* **Task goal**
Every line that includes the word "this" is to be listed.

* **Material for the task**
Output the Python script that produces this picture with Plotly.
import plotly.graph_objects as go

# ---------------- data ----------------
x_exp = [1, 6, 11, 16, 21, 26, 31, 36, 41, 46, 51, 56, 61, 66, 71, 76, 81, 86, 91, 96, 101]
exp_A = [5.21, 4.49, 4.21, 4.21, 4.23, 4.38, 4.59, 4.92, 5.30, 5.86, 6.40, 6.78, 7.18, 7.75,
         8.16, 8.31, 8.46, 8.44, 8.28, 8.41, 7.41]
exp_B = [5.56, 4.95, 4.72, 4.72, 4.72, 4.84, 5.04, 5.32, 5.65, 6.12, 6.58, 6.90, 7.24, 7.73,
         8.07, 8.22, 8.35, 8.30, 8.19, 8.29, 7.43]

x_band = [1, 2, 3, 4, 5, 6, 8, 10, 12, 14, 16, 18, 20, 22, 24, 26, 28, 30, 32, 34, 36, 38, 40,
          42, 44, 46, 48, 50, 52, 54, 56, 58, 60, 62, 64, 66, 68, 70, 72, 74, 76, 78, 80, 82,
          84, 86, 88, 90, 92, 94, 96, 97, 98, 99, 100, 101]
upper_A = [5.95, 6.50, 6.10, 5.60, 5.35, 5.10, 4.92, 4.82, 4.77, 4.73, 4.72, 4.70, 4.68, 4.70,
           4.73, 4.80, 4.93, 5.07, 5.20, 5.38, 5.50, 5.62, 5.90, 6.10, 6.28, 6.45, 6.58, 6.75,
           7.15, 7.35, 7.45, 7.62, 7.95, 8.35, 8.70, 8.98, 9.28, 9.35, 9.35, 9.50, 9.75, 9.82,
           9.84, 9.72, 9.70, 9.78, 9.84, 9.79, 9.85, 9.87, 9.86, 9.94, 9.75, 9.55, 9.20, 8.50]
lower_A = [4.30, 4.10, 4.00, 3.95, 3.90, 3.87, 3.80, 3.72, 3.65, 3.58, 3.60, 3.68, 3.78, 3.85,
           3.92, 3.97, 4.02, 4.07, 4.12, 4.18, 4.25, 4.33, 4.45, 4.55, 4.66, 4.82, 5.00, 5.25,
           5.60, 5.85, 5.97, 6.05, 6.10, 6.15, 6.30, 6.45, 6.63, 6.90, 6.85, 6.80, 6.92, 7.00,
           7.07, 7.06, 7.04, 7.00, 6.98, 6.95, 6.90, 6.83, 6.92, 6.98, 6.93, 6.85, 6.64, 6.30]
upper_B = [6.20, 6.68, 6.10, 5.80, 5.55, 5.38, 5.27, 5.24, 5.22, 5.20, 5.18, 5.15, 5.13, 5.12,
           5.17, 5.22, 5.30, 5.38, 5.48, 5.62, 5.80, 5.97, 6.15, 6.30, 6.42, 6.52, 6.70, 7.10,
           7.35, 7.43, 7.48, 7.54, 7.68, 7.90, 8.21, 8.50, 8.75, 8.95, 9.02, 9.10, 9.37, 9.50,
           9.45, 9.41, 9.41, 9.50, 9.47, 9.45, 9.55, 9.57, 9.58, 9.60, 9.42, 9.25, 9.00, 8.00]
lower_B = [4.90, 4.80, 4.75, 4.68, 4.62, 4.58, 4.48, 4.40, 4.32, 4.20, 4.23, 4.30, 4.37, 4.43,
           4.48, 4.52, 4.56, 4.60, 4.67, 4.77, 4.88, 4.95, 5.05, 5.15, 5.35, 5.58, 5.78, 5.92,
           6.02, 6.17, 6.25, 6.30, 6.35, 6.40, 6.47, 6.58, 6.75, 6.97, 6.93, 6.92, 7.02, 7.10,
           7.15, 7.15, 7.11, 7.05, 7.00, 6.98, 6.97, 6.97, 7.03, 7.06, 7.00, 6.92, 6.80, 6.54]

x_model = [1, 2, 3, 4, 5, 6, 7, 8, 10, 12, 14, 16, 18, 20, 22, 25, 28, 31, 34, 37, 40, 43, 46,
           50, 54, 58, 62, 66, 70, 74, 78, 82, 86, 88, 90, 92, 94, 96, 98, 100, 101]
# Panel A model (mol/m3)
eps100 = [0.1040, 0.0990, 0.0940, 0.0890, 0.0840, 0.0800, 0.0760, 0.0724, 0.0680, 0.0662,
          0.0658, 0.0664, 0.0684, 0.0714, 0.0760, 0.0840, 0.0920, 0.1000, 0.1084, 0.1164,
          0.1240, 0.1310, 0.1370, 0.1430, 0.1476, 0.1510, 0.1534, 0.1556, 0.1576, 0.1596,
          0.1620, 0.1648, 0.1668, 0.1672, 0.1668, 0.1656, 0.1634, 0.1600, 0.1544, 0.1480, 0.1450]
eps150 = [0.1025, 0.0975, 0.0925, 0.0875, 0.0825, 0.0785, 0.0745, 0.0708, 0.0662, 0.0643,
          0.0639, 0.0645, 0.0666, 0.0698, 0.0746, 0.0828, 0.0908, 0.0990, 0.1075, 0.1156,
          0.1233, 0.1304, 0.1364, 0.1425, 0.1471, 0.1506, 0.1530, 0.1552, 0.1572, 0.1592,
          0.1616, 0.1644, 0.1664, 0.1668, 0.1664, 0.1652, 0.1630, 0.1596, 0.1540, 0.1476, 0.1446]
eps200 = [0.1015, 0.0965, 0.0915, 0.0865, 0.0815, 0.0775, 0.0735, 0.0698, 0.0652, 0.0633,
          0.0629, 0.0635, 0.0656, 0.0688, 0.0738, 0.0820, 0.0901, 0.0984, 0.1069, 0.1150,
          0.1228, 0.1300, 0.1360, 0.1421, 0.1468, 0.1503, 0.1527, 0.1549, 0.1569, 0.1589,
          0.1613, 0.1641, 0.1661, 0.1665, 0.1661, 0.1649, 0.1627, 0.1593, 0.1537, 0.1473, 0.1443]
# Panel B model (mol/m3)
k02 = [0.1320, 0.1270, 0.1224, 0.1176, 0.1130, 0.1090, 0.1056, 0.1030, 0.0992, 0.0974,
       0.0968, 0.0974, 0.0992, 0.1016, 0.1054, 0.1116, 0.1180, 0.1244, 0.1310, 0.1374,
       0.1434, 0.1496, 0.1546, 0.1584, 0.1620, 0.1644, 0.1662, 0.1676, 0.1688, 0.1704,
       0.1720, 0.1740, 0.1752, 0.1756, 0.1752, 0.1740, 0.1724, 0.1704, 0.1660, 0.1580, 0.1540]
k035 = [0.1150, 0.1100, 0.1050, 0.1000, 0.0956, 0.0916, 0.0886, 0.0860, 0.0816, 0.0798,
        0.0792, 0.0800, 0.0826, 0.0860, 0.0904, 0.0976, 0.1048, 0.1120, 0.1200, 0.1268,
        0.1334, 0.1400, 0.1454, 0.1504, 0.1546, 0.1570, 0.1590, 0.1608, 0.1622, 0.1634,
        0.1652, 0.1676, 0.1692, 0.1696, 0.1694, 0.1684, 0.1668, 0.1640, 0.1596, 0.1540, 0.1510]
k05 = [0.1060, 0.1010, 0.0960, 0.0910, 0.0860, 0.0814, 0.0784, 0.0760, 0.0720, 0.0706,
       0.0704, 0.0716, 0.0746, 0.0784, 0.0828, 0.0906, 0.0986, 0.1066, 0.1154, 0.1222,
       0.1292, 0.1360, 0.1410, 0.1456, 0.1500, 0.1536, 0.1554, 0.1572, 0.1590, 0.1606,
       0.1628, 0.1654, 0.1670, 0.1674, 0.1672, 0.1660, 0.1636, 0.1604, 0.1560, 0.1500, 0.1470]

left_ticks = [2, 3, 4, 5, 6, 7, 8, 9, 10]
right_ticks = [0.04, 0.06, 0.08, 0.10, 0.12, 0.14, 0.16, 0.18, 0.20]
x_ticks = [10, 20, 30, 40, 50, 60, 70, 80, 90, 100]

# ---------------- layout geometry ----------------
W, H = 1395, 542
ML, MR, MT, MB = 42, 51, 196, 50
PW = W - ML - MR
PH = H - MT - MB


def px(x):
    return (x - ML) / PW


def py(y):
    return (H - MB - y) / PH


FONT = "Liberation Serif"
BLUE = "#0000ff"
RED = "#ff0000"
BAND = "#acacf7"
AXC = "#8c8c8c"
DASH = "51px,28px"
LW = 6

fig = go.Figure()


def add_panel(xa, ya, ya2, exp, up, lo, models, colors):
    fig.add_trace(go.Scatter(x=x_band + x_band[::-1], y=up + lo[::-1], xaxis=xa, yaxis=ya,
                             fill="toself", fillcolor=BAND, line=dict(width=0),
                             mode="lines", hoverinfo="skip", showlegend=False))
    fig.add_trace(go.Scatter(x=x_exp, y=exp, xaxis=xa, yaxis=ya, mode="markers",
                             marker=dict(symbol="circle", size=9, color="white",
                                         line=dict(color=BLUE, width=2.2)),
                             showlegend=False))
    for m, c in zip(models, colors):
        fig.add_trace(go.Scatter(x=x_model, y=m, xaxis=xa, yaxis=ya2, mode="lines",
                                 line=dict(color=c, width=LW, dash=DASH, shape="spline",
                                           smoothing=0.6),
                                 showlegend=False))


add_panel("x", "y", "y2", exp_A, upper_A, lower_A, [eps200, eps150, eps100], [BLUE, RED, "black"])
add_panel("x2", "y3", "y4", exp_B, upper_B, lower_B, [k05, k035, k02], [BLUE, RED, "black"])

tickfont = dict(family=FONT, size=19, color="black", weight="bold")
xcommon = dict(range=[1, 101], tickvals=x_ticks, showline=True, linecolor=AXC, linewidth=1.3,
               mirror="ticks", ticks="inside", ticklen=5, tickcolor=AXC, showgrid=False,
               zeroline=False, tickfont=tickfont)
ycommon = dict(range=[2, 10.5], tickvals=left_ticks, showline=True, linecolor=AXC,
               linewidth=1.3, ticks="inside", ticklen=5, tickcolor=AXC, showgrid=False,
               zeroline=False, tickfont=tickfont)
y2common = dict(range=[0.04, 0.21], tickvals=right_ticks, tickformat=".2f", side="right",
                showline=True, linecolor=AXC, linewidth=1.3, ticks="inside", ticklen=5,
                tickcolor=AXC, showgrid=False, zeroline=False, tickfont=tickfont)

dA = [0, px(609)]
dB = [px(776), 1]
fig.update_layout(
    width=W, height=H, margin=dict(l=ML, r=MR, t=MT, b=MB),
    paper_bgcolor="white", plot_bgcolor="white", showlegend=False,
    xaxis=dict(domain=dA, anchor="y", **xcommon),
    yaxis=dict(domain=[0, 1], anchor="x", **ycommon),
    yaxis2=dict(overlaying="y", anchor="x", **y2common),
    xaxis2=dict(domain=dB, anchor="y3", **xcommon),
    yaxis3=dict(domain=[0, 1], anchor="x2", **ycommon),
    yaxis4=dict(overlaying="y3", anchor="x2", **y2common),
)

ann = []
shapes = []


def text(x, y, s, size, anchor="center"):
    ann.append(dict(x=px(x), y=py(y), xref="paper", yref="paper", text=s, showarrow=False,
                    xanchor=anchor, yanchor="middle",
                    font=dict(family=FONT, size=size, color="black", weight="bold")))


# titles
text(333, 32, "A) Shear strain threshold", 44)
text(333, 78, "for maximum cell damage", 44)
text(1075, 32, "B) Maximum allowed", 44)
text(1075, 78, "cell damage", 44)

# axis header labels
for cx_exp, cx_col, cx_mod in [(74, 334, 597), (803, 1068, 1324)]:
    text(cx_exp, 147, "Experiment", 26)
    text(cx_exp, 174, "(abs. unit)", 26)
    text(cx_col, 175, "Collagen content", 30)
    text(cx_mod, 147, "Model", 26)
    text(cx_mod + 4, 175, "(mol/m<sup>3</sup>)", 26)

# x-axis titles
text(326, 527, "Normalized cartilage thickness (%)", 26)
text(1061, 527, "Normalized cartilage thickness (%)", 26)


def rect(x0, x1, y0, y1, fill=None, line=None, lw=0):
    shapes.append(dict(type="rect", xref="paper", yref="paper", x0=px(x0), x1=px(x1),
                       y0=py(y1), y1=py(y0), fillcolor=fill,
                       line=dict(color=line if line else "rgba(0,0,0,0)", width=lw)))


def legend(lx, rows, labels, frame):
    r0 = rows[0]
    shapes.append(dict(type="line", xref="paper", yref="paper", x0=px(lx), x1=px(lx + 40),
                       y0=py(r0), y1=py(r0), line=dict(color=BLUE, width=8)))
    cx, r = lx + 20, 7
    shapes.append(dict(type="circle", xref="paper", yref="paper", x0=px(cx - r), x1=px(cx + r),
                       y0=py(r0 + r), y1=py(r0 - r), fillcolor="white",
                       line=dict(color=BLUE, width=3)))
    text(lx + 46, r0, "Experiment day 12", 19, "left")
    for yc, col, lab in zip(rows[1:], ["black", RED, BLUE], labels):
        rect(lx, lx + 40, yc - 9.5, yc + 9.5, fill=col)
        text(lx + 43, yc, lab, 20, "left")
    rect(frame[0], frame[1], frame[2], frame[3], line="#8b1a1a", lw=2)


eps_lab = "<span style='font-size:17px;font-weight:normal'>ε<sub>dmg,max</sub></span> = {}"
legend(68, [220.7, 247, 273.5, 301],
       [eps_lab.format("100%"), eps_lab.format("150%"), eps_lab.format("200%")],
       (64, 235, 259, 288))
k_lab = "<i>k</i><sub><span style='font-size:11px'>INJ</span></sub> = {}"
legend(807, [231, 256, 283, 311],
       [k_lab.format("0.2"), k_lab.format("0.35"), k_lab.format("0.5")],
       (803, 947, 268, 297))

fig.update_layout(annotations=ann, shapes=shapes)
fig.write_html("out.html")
---
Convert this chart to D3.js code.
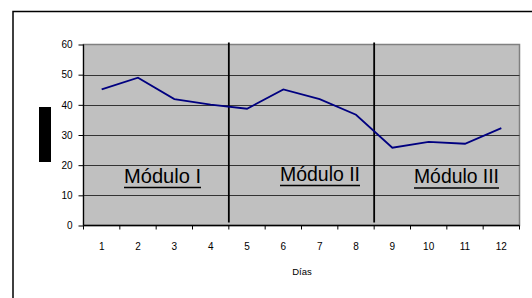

* **Answer for the task**
Output the Python script that produces this picture with Plotly.
Convert this chart to D3.js code.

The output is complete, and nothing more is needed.